By Claire Churchard contact

- Last updated on GMT

Failure to regulate: operators claim the PCA looks like a 'rabbit in the headlights'
Failure to regulate: operators claim the PCA looks like a 'rabbit in the headlights'

Related tags: Pca

A group of leading pub operators has described the pubs code adjudicator (PCA) as “a rabbit in the headlights” over its management of the market-rent-only (MRO) option, in a joint letter sent to Marcus Jones, the minister responsible for pubs (Monday 3 July).

The letter, signed by 12 heavyweight operators, said the entire process was failing tenants and warned that delays on the part of the PCA were costing the parties involved large amounts in professional services fees.

Letter signatories

Simon Collinson (Oak Taverns)   

Dave & Leo Day (Golden Lion Group)

Nick Griffin (Pleisure)

Vince Healy (Ascot Inns)

Peter Linacre (New Pub Co)                         

Garry Mallen (GC Mallen & Co)

John McElhinney (Windmill Taverns)            

Ken Ryan (Barter Inns)

Mark Stockhausen (McLean Inns)                  

Philip Thorley (Thorley Taverns)

Brian Whiting (Whiting & Hammond)            

Paul Wigham (All Our Bars)

It criticised the PCA for failing to regulate and adjudicate the MRO process in a fair and expeditious manner, adding that the MRO had been “made complicated by opaque, unintelligible regulations”.

“Neither the code nor the PCA have delivered so far and, after a year, we are not aware of a single case that has successfully navigated the PCA to arrive at an adjudication,” the signatories said.

The letter acknowledged the “natural commercial reaction” to the legislation from all parties, with pub-owning businesses duty bound to protect value for shareholders, and operators wishing to make their businesses more sustainable by gaining a fairer share of the ‘pub profit cake’.

However, it said the PCA has still not clarified its stance on “preliminary issues”, which are related to stocking policies, unreasonable clauses, alternatives to the MRO process within the confines of property law and other matters, that “require decisions so that we can all move forward”.

The letter said: “Some of these are basic issues that could be clarified by the PCA in an adjudicating capacity.
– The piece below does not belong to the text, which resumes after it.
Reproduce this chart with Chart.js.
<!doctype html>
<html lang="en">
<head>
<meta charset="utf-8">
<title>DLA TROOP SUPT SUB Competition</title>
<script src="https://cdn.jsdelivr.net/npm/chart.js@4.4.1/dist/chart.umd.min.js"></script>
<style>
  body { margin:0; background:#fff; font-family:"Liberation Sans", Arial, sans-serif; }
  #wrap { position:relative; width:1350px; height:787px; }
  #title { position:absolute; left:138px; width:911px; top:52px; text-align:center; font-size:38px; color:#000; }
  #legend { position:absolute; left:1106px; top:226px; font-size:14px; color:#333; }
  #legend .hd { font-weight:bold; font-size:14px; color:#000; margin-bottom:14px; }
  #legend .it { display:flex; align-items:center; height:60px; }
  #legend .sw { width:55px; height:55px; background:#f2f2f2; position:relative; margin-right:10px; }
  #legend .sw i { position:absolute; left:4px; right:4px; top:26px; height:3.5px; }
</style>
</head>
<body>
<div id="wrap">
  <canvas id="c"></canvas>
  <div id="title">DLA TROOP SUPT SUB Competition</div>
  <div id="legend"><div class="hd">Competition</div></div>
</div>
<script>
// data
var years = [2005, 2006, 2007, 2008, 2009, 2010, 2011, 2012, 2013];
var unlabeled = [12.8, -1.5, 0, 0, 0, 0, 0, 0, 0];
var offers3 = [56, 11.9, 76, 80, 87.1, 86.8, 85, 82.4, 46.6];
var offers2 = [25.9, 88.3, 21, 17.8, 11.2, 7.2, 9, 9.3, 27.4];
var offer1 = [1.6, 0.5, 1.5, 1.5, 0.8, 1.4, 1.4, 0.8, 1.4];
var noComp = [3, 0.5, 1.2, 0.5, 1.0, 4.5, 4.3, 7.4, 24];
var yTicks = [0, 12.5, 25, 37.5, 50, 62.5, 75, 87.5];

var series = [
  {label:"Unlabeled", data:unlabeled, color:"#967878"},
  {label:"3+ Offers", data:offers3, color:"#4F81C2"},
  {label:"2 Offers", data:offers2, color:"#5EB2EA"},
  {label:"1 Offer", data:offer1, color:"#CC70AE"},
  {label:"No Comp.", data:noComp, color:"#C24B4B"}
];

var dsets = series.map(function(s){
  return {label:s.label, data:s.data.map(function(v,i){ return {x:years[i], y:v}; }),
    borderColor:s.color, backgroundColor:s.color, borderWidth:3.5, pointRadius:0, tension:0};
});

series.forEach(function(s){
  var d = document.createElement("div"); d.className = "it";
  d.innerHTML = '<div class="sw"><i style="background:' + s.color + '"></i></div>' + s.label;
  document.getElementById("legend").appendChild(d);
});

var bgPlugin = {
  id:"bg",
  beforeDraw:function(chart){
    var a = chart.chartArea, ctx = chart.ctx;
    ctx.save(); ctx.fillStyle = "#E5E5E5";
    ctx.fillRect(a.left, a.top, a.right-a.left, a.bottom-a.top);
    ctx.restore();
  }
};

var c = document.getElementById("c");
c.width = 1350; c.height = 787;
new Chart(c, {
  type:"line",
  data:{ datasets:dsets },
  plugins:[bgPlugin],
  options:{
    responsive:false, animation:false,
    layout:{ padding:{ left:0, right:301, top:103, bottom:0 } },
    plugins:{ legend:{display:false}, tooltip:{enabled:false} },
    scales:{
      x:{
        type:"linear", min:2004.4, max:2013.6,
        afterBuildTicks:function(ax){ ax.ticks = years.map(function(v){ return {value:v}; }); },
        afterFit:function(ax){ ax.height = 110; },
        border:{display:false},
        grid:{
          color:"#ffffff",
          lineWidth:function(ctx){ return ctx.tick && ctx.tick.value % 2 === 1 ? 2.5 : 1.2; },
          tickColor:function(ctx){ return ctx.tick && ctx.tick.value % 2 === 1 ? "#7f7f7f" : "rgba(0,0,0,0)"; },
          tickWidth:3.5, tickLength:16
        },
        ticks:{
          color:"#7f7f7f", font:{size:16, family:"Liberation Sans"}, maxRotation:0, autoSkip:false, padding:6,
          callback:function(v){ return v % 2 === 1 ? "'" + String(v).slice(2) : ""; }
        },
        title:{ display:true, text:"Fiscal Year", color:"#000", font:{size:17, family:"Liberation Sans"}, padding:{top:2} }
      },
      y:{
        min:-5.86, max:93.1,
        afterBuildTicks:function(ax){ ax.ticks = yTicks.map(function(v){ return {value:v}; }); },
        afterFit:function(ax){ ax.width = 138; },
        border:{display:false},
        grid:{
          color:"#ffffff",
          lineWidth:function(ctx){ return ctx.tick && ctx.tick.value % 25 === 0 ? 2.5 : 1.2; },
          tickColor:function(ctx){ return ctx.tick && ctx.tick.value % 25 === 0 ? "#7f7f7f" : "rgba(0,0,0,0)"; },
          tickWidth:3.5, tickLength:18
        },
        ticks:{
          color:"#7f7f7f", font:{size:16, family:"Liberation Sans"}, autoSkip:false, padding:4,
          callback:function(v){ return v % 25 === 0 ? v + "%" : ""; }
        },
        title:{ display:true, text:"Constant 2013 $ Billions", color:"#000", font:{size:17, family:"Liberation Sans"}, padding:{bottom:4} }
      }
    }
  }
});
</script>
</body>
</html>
Yet despite constant chasing and requests, there is no clarity, direction or urgency from PCA. Some of us lodged these issues with PCA in late summer 2016 and we are no nearer clarification.

“More worryingly, we are incurring substantial fees in the process of getting nowhere. We estimate informally that between three operators, we have collectively incurred professional fees to date of almost £50,000 and to complete the process may require as much again.”

Calling the situation “beyond ridiculous”, the signatories stated that, as it stands, the MRO process and the PCA’s adjudication of it “is a major deterrent to anyone entering the process”.

The signatories said: “We may simply be pushed out of the process because our pockets are not as deep as the other side.”

It rejected the view that a lack of MRO cases filed with the PCA represents a lack of desire on the part of the tenants, adding “the reality is that they are financially bullied out of the process whether by accident or design”.

If the average MRO review cycle is five years and one year has passed, it could mean that as many as 20% of tenants could have been “scared out of the process” and accepted tied rents that are less beneficial to them and hugely beneficial to the pub-owning businesses, the letter said.

“The inertia needs to end. The PCA is looking like a “rabbit in the headlights” and we have implored them to act,” the signatories said, adding that several of them had written to the PCA on numerous occasions since the start of 2017 but nothing has changed.

“Tenants and the pub-owning businesses both need action, direction, and decisions from PCA. Give us the rules and we will all play by those rules rather than wiping out value in legal and professional fees. Otherwise, this process will collapse at severe cost and embarrassment to the industry in general,” it said.

The PCA and the Department for Communities and Local Government were contacted for comment but had not responded by the time this article was published.

Commenting on the letter, Brigid Simmonds, chief executive of the British Beer & Pub Association, said: "We have always agreed that there was a need for clarity and guidance. However, the legislation is indeed complex; a new, statutory regime is inevitably going to lack the flexibility of the self-regulation systems that we and others in the trade have established in recent years. We have been working constructively with the adjudicator, and I am confident these issues are being considered very seriously and will be addressed."

Kate Nicholls, chief executive of the Association of Licenced Multiple Retailers, said: "There is no doubt that many small operators are confused and uncertain about the code processes and procedures. More could be done to help them navigate the process and understand what they can and should expect of it.

"The fact that has taken so long for the first cases to be fully heard - almost a year after implementation - is a clear and telling indication of the complexities of the issues. Something that has been exacerbated by a lack of clear guidance by the PCA. It is frustrating for smaller operators that the legal points weren't clarified at an earlier point in implementation."